For low $m$, it's not too hard to describe $\mathcal{H}^m$. For $m=1$, the punctual Hilbert scheme consists of a single point corresponding to the ideal $(x,y)$. For $m=2$, the ideals are all of the form $(ax+by)$, which consist of polynomials with vanishing directional derivative in a specified direction. For $m=3$, there are two types of points: there's the so-called "fat point" $(x,y)^2=(x^2,xy,y^2)$, which consists of polynomials with both partials vanishing, and the curvilinear points $(ax+by,cx^2+dxy+ey^2)$ consisting of polynomials with vanishing first and second derivatives in a specified direction.

Now let's talk about the relationship between the $\mathcal{H}^n$ and your punctual Hilbert schemes.

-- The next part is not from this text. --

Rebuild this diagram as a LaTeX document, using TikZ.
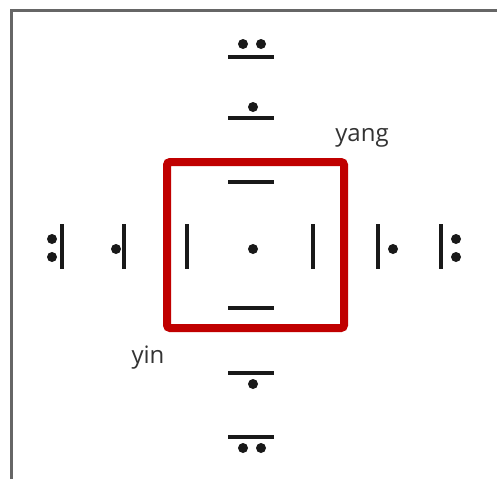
\documentclass[tikz,border=0pt]{standalone}
\usepackage{fontspec}
\setmainfont{Open Sans}
\definecolor{boxred}{HTML}{C00000}
\definecolor{framegray}{HTML}{666666}
\definecolor{textgray}{HTML}{333333}
\begin{document}
\begin{tikzpicture}[x=1pt,y=-1pt,
  bar/.style={line width=3.5pt,line cap=butt,black!90},
  pip/.style={fill=black!90,draw=none},
  lbl/.style={font=\fontsize{24}{24}\selectfont,text=textgray,inner sep=0pt,anchor=base}]
\useasboundingbox (0,0) rectangle (497,479);
\fill[white] (0,0) rectangle (497,479);
% frame (top and left edges)
\draw[framegray,line width=3pt] (11,479) -- (11,10) -- (497,10);
% red box
\draw[boxred,line width=8pt,rounded corners=3pt] (167,162) rectangle (344,328);
% top: two dots over line
\draw[bar] (228,57) -- (274,57);
\fill[pip] (243,44) circle (5); \fill[pip] (261,44) circle (5);
% one dot over line
\draw[bar] (228,118) -- (274,118);
\fill[pip] (253,107) circle (5);
% inner top line
\draw[bar] (228,182) -- (274,182);
% inner bottom line
\draw[bar] (228,308) -- (274,308);
% centre dot
\fill[pip] (253,249) circle (5);
% inner vertical bars
\draw[bar] (187,224) -- (187,269);
\draw[bar] (313,224) -- (313,269);
% left: one dot
\draw[bar] (124,224) -- (124,269);
\fill[pip] (116,249) circle (5);
% left: two dots
\draw[bar] (62,224) -- (62,269);
\fill[pip] (52,239) circle (5); \fill[pip] (52,257) circle (5);
% right: one dot
\draw[bar] (378,224) -- (378,269);
\fill[pip] (393,249) circle (5);
% right: two dots
\draw[bar] (441,224) -- (441,269);
\fill[pip] (456,239) circle (5); \fill[pip] (456,257) circle (5);
% bottom: line over one dot
\draw[bar] (228,373) -- (274,373);
\fill[pip] (253,384) circle (5);
% bottom: line over two dots
\draw[bar] (228,437) -- (274,437);
\fill[pip] (243,448) circle (5); \fill[pip] (261,448) circle (5);
% labels
\node[lbl] (yang) at (362,141) {yang};
\node[lbl] (yin) at (148,363) {yin};
\end{tikzpicture}
\end{document}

We're going to want to start with something somewhat similar to the Hilbert scheme of $n$ points, called the Chow variety of $n$ points. The Chow variety can be defined as $(\mathbb{A}^2)^n/S_n$, where $S_n$ is the symmetric group. We can think of it as parametrizing points in $\mathbb{A}^2$ with multiplicities. There's a Hilbert-Chow morphism from the Hilbert scheme of $n$ points to the Chow variety of $n$ points which sends an ideal to its support with multiplicity. The fibers of the Hilbert-Chow morphism are going to be products of punctual Hilbert schemes.

Let's see how this works for Hilbert schemes of small numbers of points. If we're dealing with two points, we have two types of points in the Chow variety. If we write points of the Chow variety additively, we have things of the form $p+q$ with $p$ and $q$ distinct, and we have points of the form $2p$. The fiber of the Hilbert-Chow morphism over $p+q$ will be a single point. The fiber over $2p$ will be $\mathcal{H}^2$.

For three points, we have $p+q+r$, $p+2q$, and $3p$, and we can completely understand the fibers of the Hilbert-Chow morphism over each of these three types of points. For four points, the only sort of newish behavior is with things like $2p+2q$, where the fiber of the Hilbert-Chow morphism is $\mathcal{H}^2 \times \mathcal{H}^2$.